> Aim
Leave out the pictures and copy everything else below exactly.

> Input rows

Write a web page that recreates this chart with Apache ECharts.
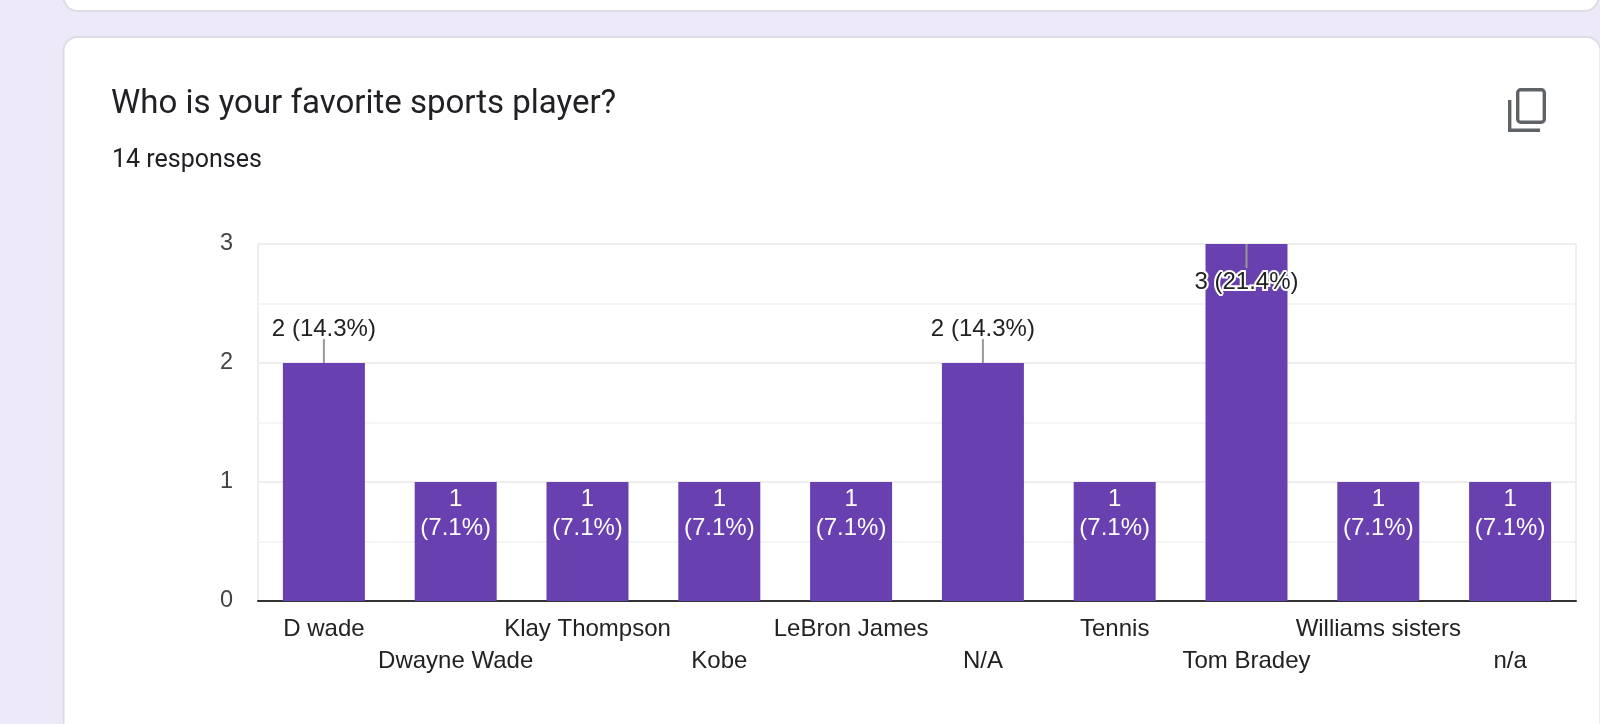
<!DOCTYPE html>
<html>
<head>
<meta charset="utf-8">
<style>
  html, body { margin: 0; padding: 0; background: #ede9f8; }
  #main { width: 1600px; height: 724px; }
</style>
<script src="https://cdn.jsdelivr.net/npm/echarts@6/dist/echarts.min.js"></script>
</head>
<body>
<div id="main"></div>
<script>
var categories = ['D wade', 'Dwayne Wade', 'Klay Thompson', 'Kobe', 'LeBron James', 'N/A', 'Tennis', 'Tom Bradey', 'Williams sisters', 'n/a'];
var counts = [2, 1, 1, 1, 1, 2, 1, 3, 1, 1];
var percents = ['14.3', '7.1', '7.1', '7.1', '7.1', '14.3', '7.1', '21.4', '7.1', '7.1'];
var yTicks = [0, 1, 2, 3];

var font = '"Liberation Sans", Arial, sans-serif';
var purple = '#6840b0';

// label sits differently by value, same as the forms summary chart
function labelFor(v, i) {
  if (v == 1) {
    return { show: true, position: 'insideTop', distance: 3, color: '#ffffff', lineHeight: 29,
      formatter: v + '\n(' + percents[i] + '%)' };
  }
  if (v == 2) {
    return { show: true, position: 'top', distance: 22, color: '#222222',
      formatter: v + ' (' + percents[i] + '%)' };
  }
  return { show: true, position: 'insideTop', distance: 26, color: '#222222',
    textBorderColor: '#ffffff', textBorderWidth: 4,
    formatter: v + ' (' + percents[i] + '%)' };
}

var barData = counts.map(function (v, i) {
  return { value: v, label: labelFor(v, i) };
});
// leader lines only for the labels not sitting inside the short bars
var leaderData = [];
counts.forEach(function (v, i) {
  if (v > 1) leaderData.push([i, v]);
});

var chart = echarts.init(document.getElementById('main'), null, { renderer: 'canvas' });
var option = {
  animation: false,
  backgroundColor: '#ede9f8',
  textStyle: { fontFamily: font },
  graphic: [
    { type: 'rect', z: -10, shape: { x: 63.5, y: -30, width: 1535, height: 41, r: 14 },
      style: { fill: '#ffffff', stroke: '#dcdce4', lineWidth: 2 } },
    { type: 'rect', z: -10, shape: { x: 63.5, y: 37, width: 1537, height: 740, r: 14 },
      style: { fill: '#ffffff', stroke: '#dcdce4', lineWidth: 2 } },
    { type: 'text', left: 111, top: 88, style: { text: 'Who is your favorite sports player?',
      font: '400 33px Roboto, sans-serif', fill: '#202124' } },
    { type: 'text', left: 112, top: 148, style: { text: '14 responses',
      font: '400 25px Roboto, sans-serif', fill: '#202124' } },
    { type: 'group', position: [1508, 88], children: [
      { type: 'rect', shape: { x: 9.7, y: 1.7, width: 26.6, height: 32.6, r: 3 },
        style: { fill: 'none', stroke: '#5f6368', lineWidth: 3.4 } },
      { type: 'polyline', shape: { points: [[1.7, 12], [1.7, 42.3], [32, 42.3]] },
        style: { fill: 'none', stroke: '#5f6368', lineWidth: 3.4 } }
    ] }
  ],
  grid: { left: 258, right: 24, top: 244, bottom: 123 },
  xAxis: {
    type: 'category',
    data: categories,
    axisTick: { show: false },
    axisLine: { lineStyle: { color: '#333333', width: 2 } },
    axisLabel: {
      interval: 0, color: '#222222', fontSize: 24, lineHeight: 32, margin: 12,
      formatter: function (v, i) { return i % 2 ? '\n' + v : v; }
    }
  },
  yAxis: [
    {
      type: 'value', min: 0, max: yTicks[yTicks.length - 1], interval: 1,
      axisLine: { show: true, lineStyle: { color: '#eeeeee', width: 2 } },
      axisTick: { show: false },
      axisLabel: { color: '#444444', fontSize: 23.5, margin: 25, padding: [8, 0, 0, 0] },
      splitLine: { lineStyle: { color: '#eeeeee', width: 2 } },
      minorTick: { show: false, splitNumber: 2 },
      minorSplitLine: { show: true, lineStyle: { color: '#f5f5f5', width: 2 } }
    },
    {
      // just the light border on the right side
      type: 'value', position: 'right', min: 0, max: yTicks[yTicks.length - 1], interval: 1,
      axisLine: { show: true, lineStyle: { color: '#eeeeee', width: 2 } },
      axisTick: { show: false },
      axisLabel: { show: false },
      splitLine: { show: false }
    }
  ],
  series: [
    {
      type: 'bar',
      data: barData,
      barWidth: 82,
      itemStyle: { color: purple },
      label: { fontSize: 24, fontFamily: font }
    },
    {
      type: 'custom',
      data: leaderData,
      silent: true,
      z: 5,
      renderItem: function (params, api) {
        var p = api.coord([api.value(0), api.value(1)]);
        var len = 24;
        var y2 = api.value(1) == 2 ? p[1] - len : p[1] + len;
        return { type: 'line', shape: { x1: p[0], y1: p[1], x2: p[0], y2: y2 },
          style: { stroke: '#999999', lineWidth: 2 } };
      }
    }
  ]
};
chart.setOption(option);
</script>
</body>
</html>
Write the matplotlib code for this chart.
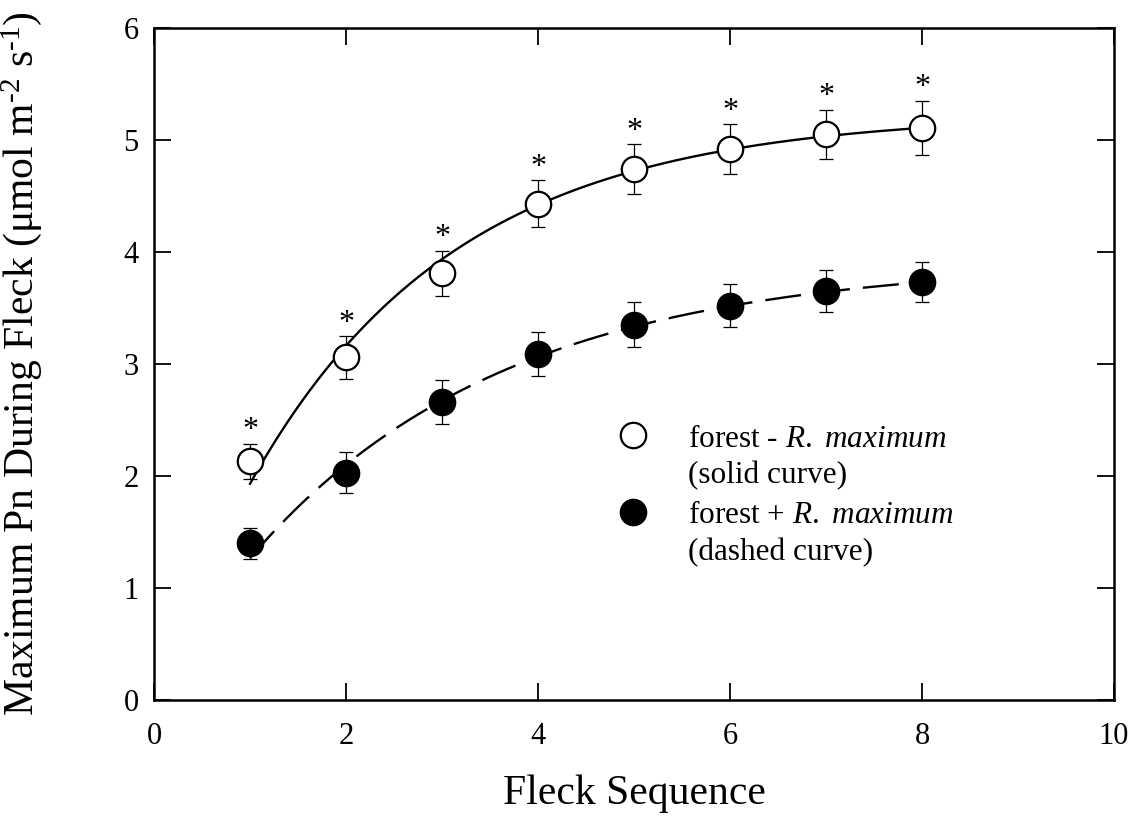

> Written solution
Write a web page that recreates this chart with Apache ECharts.
<!DOCTYPE html>
<html>
<head>
<meta charset="utf-8">
<style>
  html, body { margin: 0; padding: 0; background: #ede9f8; }
  #main { width: 1600px; height: 724px; }
</style>
<script src="https://cdn.jsdelivr.net/npm/echarts@6/dist/echarts.min.js"></script>
</head>
<body>
<div id="main"></div>
<script>
var categories = ['D wade', 'Dwayne Wade', 'Klay Thompson', 'Kobe', 'LeBron James', 'N/A', 'Tennis', 'Tom Bradey', 'Williams sisters', 'n/a'];
var counts = [2, 1, 1, 1, 1, 2, 1, 3, 1, 1];
var percents = ['14.3', '7.1', '7.1', '7.1', '7.1', '14.3', '7.1', '21.4', '7.1', '7.1'];
var yTicks = [0, 1, 2, 3];

var font = '"Liberation Sans", Arial, sans-serif';
var purple = '#6840b0';

// label sits differently by value, same as the forms summary chart
function labelFor(v, i) {
  if (v == 1) {
    return { show: true, position: 'insideTop', distance: 3, color: '#ffffff', lineHeight: 29,
      formatter: v + '\n(' + percents[i] + '%)' };
  }
  if (v == 2) {
    return { show: true, position: 'top', distance: 22, color: '#222222',
      formatter: v + ' (' + percents[i] + '%)' };
  }
  return { show: true, position: 'insideTop', distance: 26, color: '#222222',
    textBorderColor: '#ffffff', textBorderWidth: 4,
    formatter: v + ' (' + percents[i] + '%)' };
}

var barData = counts.map(function (v, i) {
  return { value: v, label: labelFor(v, i) };
});
// leader lines only for the labels not sitting inside the short bars
var leaderData = [];
counts.forEach(function (v, i) {
  if (v > 1) leaderData.push([i, v]);
});

var chart = echarts.init(document.getElementById('main'), null, { renderer: 'canvas' });
var option = {
  animation: false,
  backgroundColor: '#ede9f8',
  textStyle: { fontFamily: font },
  graphic: [
    { type: 'rect', z: -10, shape: { x: 63.5, y: -30, width: 1535, height: 41, r: 14 },
      style: { fill: '#ffffff', stroke: '#dcdce4', lineWidth: 2 } },
    { type: 'rect', z: -10, shape: { x: 63.5, y: 37, width: 1537, height: 740, r: 14 },
      style: { fill: '#ffffff', stroke: '#dcdce4', lineWidth: 2 } },
    { type: 'text', left: 111, top: 88, style: { text: 'Who is your favorite sports player?',
      font: '400 33px Roboto, sans-serif', fill: '#202124' } },
    { type: 'text', left: 112, top: 148, style: { text: '14 responses',
      font: '400 25px Roboto, sans-serif', fill: '#202124' } },
    { type: 'group', position: [1508, 88], children: [
      { type: 'rect', shape: { x: 9.7, y: 1.7, width: 26.6, height: 32.6, r: 3 },
        style: { fill: 'none', stroke: '#5f6368', lineWidth: 3.4 } },
      { type: 'polyline', shape: { points: [[1.7, 12], [1.7, 42.3], [32, 42.3]] },
        style: { fill: 'none', stroke: '#5f6368', lineWidth: 3.4 } }
    ] }
  ],
  grid: { left: 258, right: 24, top: 244, bottom: 123 },
  xAxis: {
    type: 'category',
    data: categories,
    axisTick: { show: false },
    axisLine: { lineStyle: { color: '#333333', width: 2 } },
    axisLabel: {
      interval: 0, color: '#222222', fontSize: 24, lineHeight: 32, margin: 12,
      formatter: function (v, i) { return i % 2 ? '\n' + v : v; }
    }
  },
  yAxis: [
    {
      type: 'value', min: 0, max: yTicks[yTicks.length - 1], interval: 1,
      axisLine: { show: true, lineStyle: { color: '#eeeeee', width: 2 } },
      axisTick: { show: false },
      axisLabel: { color: '#444444', fontSize: 23.5, margin: 25, padding: [8, 0, 0, 0] },
      splitLine: { lineStyle: { color: '#eeeeee', width: 2 } },
      minorTick: { show: false, splitNumber: 2 },
      minorSplitLine: { show: true, lineStyle: { color: '#f5f5f5', width: 2 } }
    },
    {
      // just the light border on the right side
      type: 'value', position: 'right', min: 0, max: yTicks[yTicks.length - 1], interval: 1,
      axisLine: { show: true, lineStyle: { color: '#eeeeee', width: 2 } },
      axisTick: { show: false },
      axisLabel: { show: false },
      splitLine: { show: false }
    }
  ],
  series: [
    {
      type: 'bar',
      data: barData,
      barWidth: 82,
      itemStyle: { color: purple },
      label: { fontSize: 24, fontFamily: font }
    },
    {
      type: 'custom',
      data: leaderData,
      silent: true,
      z: 5,
      renderItem: function (params, api) {
        var p = api.coord([api.value(0), api.value(1)]);
        var len = 24;
        var y2 = api.value(1) == 2 ? p[1] - len : p[1] + len;
        return { type: 'line', shape: { x1: p[0], y1: p[1], x2: p[0], y2: y2 },
          style: { stroke: '#999999', lineWidth: 2 } };
      }
    }
  ]
};
chart.setOption(option);
</script>
</body>
</html>
Write the matplotlib code for this chart.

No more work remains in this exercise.